Source material:

[BEGIN]

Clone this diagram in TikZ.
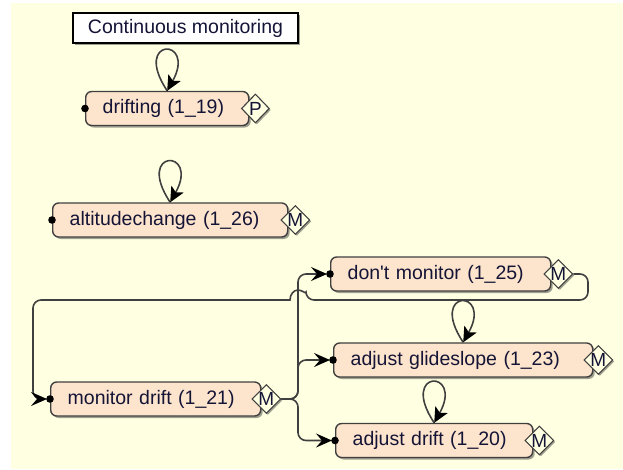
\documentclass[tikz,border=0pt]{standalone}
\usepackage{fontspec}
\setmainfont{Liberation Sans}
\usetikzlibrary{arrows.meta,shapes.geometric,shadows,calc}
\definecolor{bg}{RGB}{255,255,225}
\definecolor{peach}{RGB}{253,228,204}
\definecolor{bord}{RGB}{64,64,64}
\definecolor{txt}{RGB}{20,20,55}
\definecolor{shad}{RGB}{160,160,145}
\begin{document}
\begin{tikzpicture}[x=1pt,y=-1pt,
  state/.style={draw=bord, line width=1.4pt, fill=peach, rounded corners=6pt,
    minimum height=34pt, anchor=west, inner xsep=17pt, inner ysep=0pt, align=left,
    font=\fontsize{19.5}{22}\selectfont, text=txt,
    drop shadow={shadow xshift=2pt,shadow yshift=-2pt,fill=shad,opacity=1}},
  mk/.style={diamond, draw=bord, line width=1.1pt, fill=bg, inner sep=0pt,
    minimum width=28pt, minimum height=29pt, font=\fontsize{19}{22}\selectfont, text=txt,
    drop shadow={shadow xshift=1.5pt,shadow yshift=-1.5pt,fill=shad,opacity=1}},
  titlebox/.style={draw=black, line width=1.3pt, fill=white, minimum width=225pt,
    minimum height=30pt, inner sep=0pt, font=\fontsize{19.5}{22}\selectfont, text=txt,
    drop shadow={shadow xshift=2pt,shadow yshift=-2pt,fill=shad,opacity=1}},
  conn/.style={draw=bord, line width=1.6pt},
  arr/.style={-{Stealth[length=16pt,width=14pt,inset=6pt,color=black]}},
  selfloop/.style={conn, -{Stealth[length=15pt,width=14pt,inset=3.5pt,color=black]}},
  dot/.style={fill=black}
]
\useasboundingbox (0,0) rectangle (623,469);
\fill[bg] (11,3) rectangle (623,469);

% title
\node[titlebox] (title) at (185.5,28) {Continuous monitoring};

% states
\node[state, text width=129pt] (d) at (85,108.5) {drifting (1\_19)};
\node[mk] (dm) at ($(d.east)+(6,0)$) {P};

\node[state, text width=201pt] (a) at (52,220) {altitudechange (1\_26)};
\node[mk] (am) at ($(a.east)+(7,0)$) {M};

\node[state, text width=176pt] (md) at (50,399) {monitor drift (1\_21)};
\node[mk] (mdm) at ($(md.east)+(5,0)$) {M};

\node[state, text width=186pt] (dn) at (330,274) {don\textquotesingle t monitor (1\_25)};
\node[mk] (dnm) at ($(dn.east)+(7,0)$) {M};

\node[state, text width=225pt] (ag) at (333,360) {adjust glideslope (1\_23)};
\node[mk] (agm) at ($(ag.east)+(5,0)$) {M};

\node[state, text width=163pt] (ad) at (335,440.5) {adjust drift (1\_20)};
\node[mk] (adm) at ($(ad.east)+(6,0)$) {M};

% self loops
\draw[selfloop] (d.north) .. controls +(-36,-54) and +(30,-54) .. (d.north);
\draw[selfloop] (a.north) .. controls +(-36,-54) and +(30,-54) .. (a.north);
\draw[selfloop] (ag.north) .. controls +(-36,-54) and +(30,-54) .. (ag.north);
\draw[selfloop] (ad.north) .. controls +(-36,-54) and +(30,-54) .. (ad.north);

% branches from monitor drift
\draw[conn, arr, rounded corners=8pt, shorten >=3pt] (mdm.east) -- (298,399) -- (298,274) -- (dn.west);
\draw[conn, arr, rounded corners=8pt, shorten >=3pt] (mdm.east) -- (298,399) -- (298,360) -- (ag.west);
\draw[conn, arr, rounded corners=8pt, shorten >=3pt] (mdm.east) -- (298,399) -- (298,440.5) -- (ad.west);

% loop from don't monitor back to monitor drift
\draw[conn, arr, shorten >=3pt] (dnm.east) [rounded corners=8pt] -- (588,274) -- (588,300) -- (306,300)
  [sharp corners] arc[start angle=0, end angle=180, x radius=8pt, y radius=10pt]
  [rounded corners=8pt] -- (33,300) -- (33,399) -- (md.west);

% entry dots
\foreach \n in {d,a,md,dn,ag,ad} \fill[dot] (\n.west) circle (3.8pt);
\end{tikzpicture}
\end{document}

[END]

Exercise instructions:
Retype the whole listing, keeping every line identical and omitting all pictures.

Answer to this exercise:
Clone this diagram in TikZ.
\documentclass[tikz,border=0pt]{standalone}
\usepackage{fontspec}
\setmainfont{Liberation Sans}
\usetikzlibrary{arrows.meta,shapes.geometric,shadows,calc}
\definecolor{bg}{RGB}{255,255,225}
\definecolor{peach}{RGB}{253,228,204}
\definecolor{bord}{RGB}{64,64,64}
\definecolor{txt}{RGB}{20,20,55}
\definecolor{shad}{RGB}{160,160,145}
\begin{document}
\begin{tikzpicture}[x=1pt,y=-1pt,
  state/.style={draw=bord, line width=1.4pt, fill=peach, rounded corners=6pt,
    minimum height=34pt, anchor=west, inner xsep=17pt, inner ysep=0pt, align=left,
    font=\fontsize{19.5}{22}\selectfont, text=txt,
    drop shadow={shadow xshift=2pt,shadow yshift=-2pt,fill=shad,opacity=1}},
  mk/.style={diamond, draw=bord, line width=1.1pt, fill=bg, inner sep=0pt,
    minimum width=28pt, minimum height=29pt, font=\fontsize{19}{22}\selectfont, text=txt,
    drop shadow={shadow xshift=1.5pt,shadow yshift=-1.5pt,fill=shad,opacity=1}},
  titlebox/.style={draw=black, line width=1.3pt, fill=white, minimum width=225pt,
    minimum height=30pt, inner sep=0pt, font=\fontsize{19.5}{22}\selectfont, text=txt,
    drop shadow={shadow xshift=2pt,shadow yshift=-2pt,fill=shad,opacity=1}},
  conn/.style={draw=bord, line width=1.6pt},
  arr/.style={-{Stealth[length=16pt,width=14pt,inset=6pt,color=black]}},
  selfloop/.style={conn, -{Stealth[length=15pt,width=14pt,inset=3.5pt,color=black]}},
  dot/.style={fill=black}
]
\useasboundingbox (0,0) rectangle (623,469);
\fill[bg] (11,3) rectangle (623,469);

% title
\node[titlebox] (title) at (185.5,28) {Continuous monitoring};

% states
\node[state, text width=129pt] (d) at (85,108.5) {drifting (1\_19)};
\node[mk] (dm) at ($(d.east)+(6,0)$) {P};

\node[state, text width=201pt] (a) at (52,220) {altitudechange (1\_26)};
\node[mk] (am) at ($(a.east)+(7,0)$) {M};

\node[state, text width=176pt] (md) at (50,399) {monitor drift (1\_21)};
\node[mk] (mdm) at ($(md.east)+(5,0)$) {M};

\node[state, text width=186pt] (dn) at (330,274) {don\textquotesingle t monitor (1\_25)};
\node[mk] (dnm) at ($(dn.east)+(7,0)$) {M};

\node[state, text width=225pt] (ag) at (333,360) {adjust glideslope (1\_23)};
\node[mk] (agm) at ($(ag.east)+(5,0)$) {M};

\node[state, text width=163pt] (ad) at (335,440.5) {adjust drift (1\_20)};
\node[mk] (adm) at ($(ad.east)+(6,0)$) {M};

% self loops
\draw[selfloop] (d.north) .. controls +(-36,-54) and +(30,-54) .. (d.north);
\draw[selfloop] (a.north) .. controls +(-36,-54) and +(30,-54) .. (a.north);
\draw[selfloop] (ag.north) .. controls +(-36,-54) and +(30,-54) .. (ag.north);
\draw[selfloop] (ad.north) .. controls +(-36,-54) and +(30,-54) .. (ad.north);

% branches from monitor drift
\draw[conn, arr, rounded corners=8pt, shorten >=3pt] (mdm.east) -- (298,399) -- (298,274) -- (dn.west);
\draw[conn, arr, rounded corners=8pt, shorten >=3pt] (mdm.east) -- (298,399) -- (298,360) -- (ag.west);
\draw[conn, arr, rounded corners=8pt, shorten >=3pt] (mdm.east) -- (298,399) -- (298,440.5) -- (ad.west);

% loop from don't monitor back to monitor drift
\draw[conn, arr, shorten >=3pt] (dnm.east) [rounded corners=8pt] -- (588,274) -- (588,300) -- (306,300)
  [sharp corners] arc[start angle=0, end angle=180, x radius=8pt, y radius=10pt]
  [rounded corners=8pt] -- (33,300) -- (33,399) -- (md.west);

% entry dots
\foreach \n in {d,a,md,dn,ag,ad} \fill[dot] (\n.west) circle (3.8pt);
\end{tikzpicture}
\end{document}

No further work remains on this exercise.